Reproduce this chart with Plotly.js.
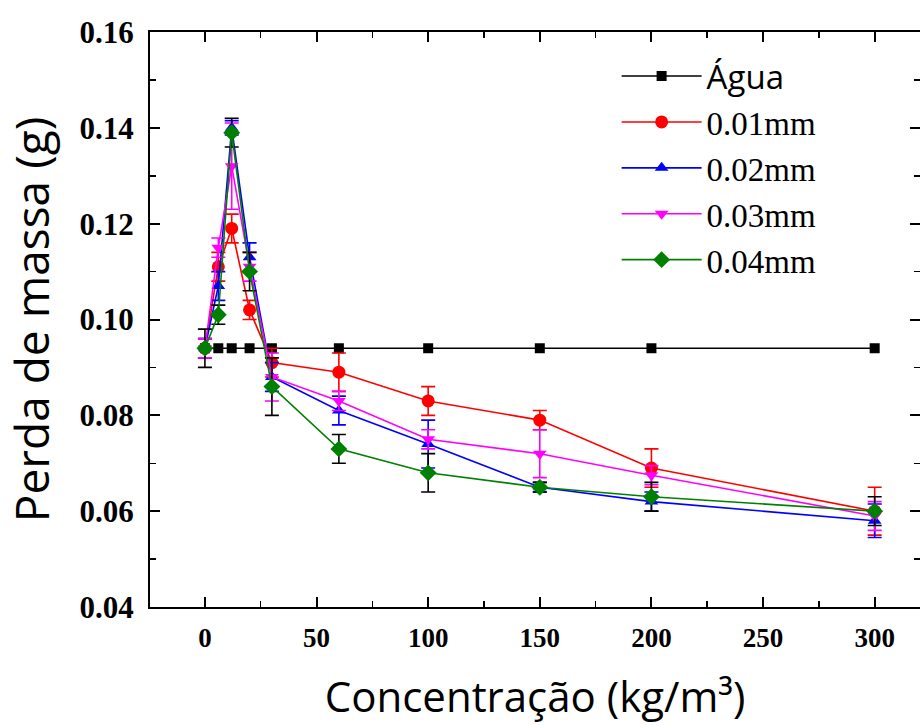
<!DOCTYPE html>
<html>
<head>
<meta charset="utf-8">
<script src="https://cdn.plot.ly/plotly-3.0.1.min.js"></script>
<style>
html,body{margin:0;padding:0;background:#fff;}
#chart{width:920px;height:725px;}
</style>
</head>
<body>
<div id="chart"></div>
<script>
// Concentration (kg/m³)
const conc = [0, 6, 12, 20, 30, 60, 100, 150, 200, 300];
// Mass loss (g)
const agua  = [0.094, 0.094, 0.094, 0.094, 0.094, 0.094, 0.094, 0.094, 0.094, 0.094];
const mm001 = [0.094, 0.111, 0.119, 0.102, 0.091, 0.089, 0.083, 0.079, 0.069, 0.060];
const err001 = [0.002, 0.003, 0.003, 0.002, 0.003, 0.004, 0.003, 0.002, 0.004, 0.005];
const mm002 = [0.094, 0.107, 0.140, 0.113, 0.088, 0.081, 0.074, 0.065, 0.062, 0.058];
const err002 = [0.002, 0.003, 0.0015, 0.003, 0.003, 0.003, 0.005, 0.001, 0.002, 0.0035];
const mm003 = [0.094, 0.115, 0.132, 0.111, 0.088, 0.083, 0.075, 0.072, 0.0675, 0.059];
const err003 = [0.002, 0.002, 0.009, 0.003, 0.005, 0.002, 0.002, 0.005, 0.002, 0.003];
const mm004 = [0.094, 0.101, 0.139, 0.110, 0.086, 0.073, 0.068, 0.065, 0.063, 0.060];
const err004 = [0.004, 0.002, 0.003, 0.004, 0.006, 0.003, 0.004, 0.001, 0.003, 0.003];

const names = ['<span style="font-family:\'Open Sans\'">Água</span>', '0.01mm', '0.02mm', '0.03mm', '0.04mm'];
const xTicks = [0, 50, 100, 150, 200, 250, 300];

function trace(y, err, name, color, errColor, symbol, size) {
  const t = {
    x: conc, y: y, name: name, type: 'scatter', mode: 'lines+markers',
    line: {color: color, width: 1.6},
    marker: {color: color, symbol: symbol, size: size},
    cliponaxis: false
  };
  if (err) {
    t.error_y = {type: 'data', array: err, visible: true, color: errColor, thickness: 1.6, width: 7};
  }
  return t;
}

const data = [
  trace(agua, null, names[0], '#000000', '#000000', 'square', 10),
  trace(mm001, err001, names[1], '#ff0000', '#ff0000', 'circle', 13),
  trace(mm002, err002, names[2], '#0000ff', '#0000ff', 'triangle-up', 12),
  trace(mm003, err003, names[3], '#ff00ff', '#ff00ff', 'triangle-down', 12),
  trace(mm004, err004, names[4], '#008000', '#000000', 'diamond', 13)
];

const layout = {
  width: 920, height: 725,
  margin: {l: 150, r: 0, t: 32, b: 118},
  paper_bgcolor: '#ffffff', plot_bgcolor: '#ffffff',
  showlegend: true,
  legend: {
    x: 0.606, y: 0.972, xanchor: 'left', yanchor: 'top',
    bgcolor: 'rgba(0,0,0,0)',
    font: {family: 'Liberation Serif', size: 33, color: '#000'},
    itemwidth: 80, tracegroupgap: 0
  },
  xaxis: {
    range: [-24.6, 320.3],
    tickvals: xTicks,
    ticktext: xTicks.map(String),
    ticks: 'inside', ticklen: 10, tickwidth: 2, tickcolor: '#000',
    minor: {tickvals: [25, 75, 125, 175, 225, 275], ticks: 'inside', ticklen: 6, tickwidth: 1.5, tickcolor: '#000'},
    showline: true, linewidth: 2, linecolor: '#000', mirror: 'ticks',
    showgrid: false, zeroline: false,
    tickfont: {family: 'Liberation Serif', size: 27, color: '#000', weight: 'bold'},
    ticklabelstandoff: 6,
    title: {text: 'Concentração (kg/m³)', font: {family: 'Open Sans', size: 42, color: '#000'}, standoff: 30}
  },
  yaxis: {
    range: [0.04, 0.16],
    dtick: 0.02, tick0: 0.04,
    tickformat: '.2f',
    ticks: 'inside', ticklen: 10, tickwidth: 2, tickcolor: '#000',
    minor: {dtick: 0.01, ticks: 'inside', ticklen: 6, tickwidth: 1.5, tickcolor: '#000'},
    showline: true, linewidth: 2, linecolor: '#000', mirror: 'ticks',
    showgrid: false, zeroline: false,
    tickfont: {family: 'Liberation Serif', size: 31, color: '#000', weight: 'bold'},
    ticklabelstandoff: 8,
    title: {text: 'Perda de massa (g)', font: {family: 'Open Sans', size: 46, color: '#000'}, standoff: 18}
  }
};

Plotly.newPlot('chart', data, layout, {displayModeBar: false, staticPlot: true});
</script>
</body>
</html>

--*--

• _Task details_: Extract the full listing exactly, with the pictures left out.

• _Correct response_:
Reproduce this chart with Plotly.js.
<!DOCTYPE html>
<html>
<head>
<meta charset="utf-8">
<script src="https://cdn.plot.ly/plotly-3.0.1.min.js"></script>
<style>
html,body{margin:0;padding:0;background:#fff;}
#chart{width:920px;height:725px;}
</style>
</head>
<body>
<div id="chart"></div>
<script>
// Concentration (kg/m³)
const conc = [0, 6, 12, 20, 30, 60, 100, 150, 200, 300];
// Mass loss (g)
const agua  = [0.094, 0.094, 0.094, 0.094, 0.094, 0.094, 0.094, 0.094, 0.094, 0.094];
const mm001 = [0.094, 0.111, 0.119, 0.102, 0.091, 0.089, 0.083, 0.079, 0.069, 0.060];
const err001 = [0.002, 0.003, 0.003, 0.002, 0.003, 0.004, 0.003, 0.002, 0.004, 0.005];
const mm002 = [0.094, 0.107, 0.140, 0.113, 0.088, 0.081, 0.074, 0.065, 0.062, 0.058];
const err002 = [0.002, 0.003, 0.0015, 0.003, 0.003, 0.003, 0.005, 0.001, 0.002, 0.0035];
const mm003 = [0.094, 0.115, 0.132, 0.111, 0.088, 0.083, 0.075, 0.072, 0.0675, 0.059];
const err003 = [0.002, 0.002, 0.009, 0.003, 0.005, 0.002, 0.002, 0.005, 0.002, 0.003];
const mm004 = [0.094, 0.101, 0.139, 0.110, 0.086, 0.073, 0.068, 0.065, 0.063, 0.060];
const err004 = [0.004, 0.002, 0.003, 0.004, 0.006, 0.003, 0.004, 0.001, 0.003, 0.003];

const names = ['<span style="font-family:\'Open Sans\'">Água</span>', '0.01mm', '0.02mm', '0.03mm', '0.04mm'];
const xTicks = [0, 50, 100, 150, 200, 250, 300];

function trace(y, err, name, color, errColor, symbol, size) {
  const t = {
    x: conc, y: y, name: name, type: 'scatter', mode: 'lines+markers',
    line: {color: color, width: 1.6},
    marker: {color: color, symbol: symbol, size: size},
    cliponaxis: false
  };
  if (err) {
    t.error_y = {type: 'data', array: err, visible: true, color: errColor, thickness: 1.6, width: 7};
  }
  return t;
}

const data = [
  trace(agua, null, names[0], '#000000', '#000000', 'square', 10),
  trace(mm001, err001, names[1], '#ff0000', '#ff0000', 'circle', 13),
  trace(mm002, err002, names[2], '#0000ff', '#0000ff', 'triangle-up', 12),
  trace(mm003, err003, names[3], '#ff00ff', '#ff00ff', 'triangle-down', 12),
  trace(mm004, err004, names[4], '#008000', '#000000', 'diamond', 13)
];

const layout = {
  width: 920, height: 725,
  margin: {l: 150, r: 0, t: 32, b: 118},
  paper_bgcolor: '#ffffff', plot_bgcolor: '#ffffff',
  showlegend: true,
  legend: {
    x: 0.606, y: 0.972, xanchor: 'left', yanchor: 'top',
    bgcolor: 'rgba(0,0,0,0)',
    font: {family: 'Liberation Serif', size: 33, color: '#000'},
    itemwidth: 80, tracegroupgap: 0
  },
  xaxis: {
    range: [-24.6, 320.3],
    tickvals: xTicks,
    ticktext: xTicks.map(String),
    ticks: 'inside', ticklen: 10, tickwidth: 2, tickcolor: '#000',
    minor: {tickvals: [25, 75, 125, 175, 225, 275], ticks: 'inside', ticklen: 6, tickwidth: 1.5, tickcolor: '#000'},
    showline: true, linewidth: 2, linecolor: '#000', mirror: 'ticks',
    showgrid: false, zeroline: false,
    tickfont: {family: 'Liberation Serif', size: 27, color: '#000', weight: 'bold'},
    ticklabelstandoff: 6,
    title: {text: 'Concentração (kg/m³)', font: {family: 'Open Sans', size: 42, color: '#000'}, standoff: 30}
  },
  yaxis: {
    range: [0.04, 0.16],
    dtick: 0.02, tick0: 0.04,
    tickformat: '.2f',
    ticks: 'inside', ticklen: 10, tickwidth: 2, tickcolor: '#000',
    minor: {dtick: 0.01, ticks: 'inside', ticklen: 6, tickwidth: 1.5, tickcolor: '#000'},
    showline: true, linewidth: 2, linecolor: '#000', mirror: 'ticks',
    showgrid: false, zeroline: false,
    tickfont: {family: 'Liberation Serif', size: 31, color: '#000', weight: 'bold'},
    ticklabelstandoff: 8,
    title: {text: 'Perda de massa (g)', font: {family: 'Open Sans', size: 46, color: '#000'}, standoff: 18}
  }
};

Plotly.newPlot('chart', data, layout, {displayModeBar: false, staticPlot: true});
</script>
</body>
</html>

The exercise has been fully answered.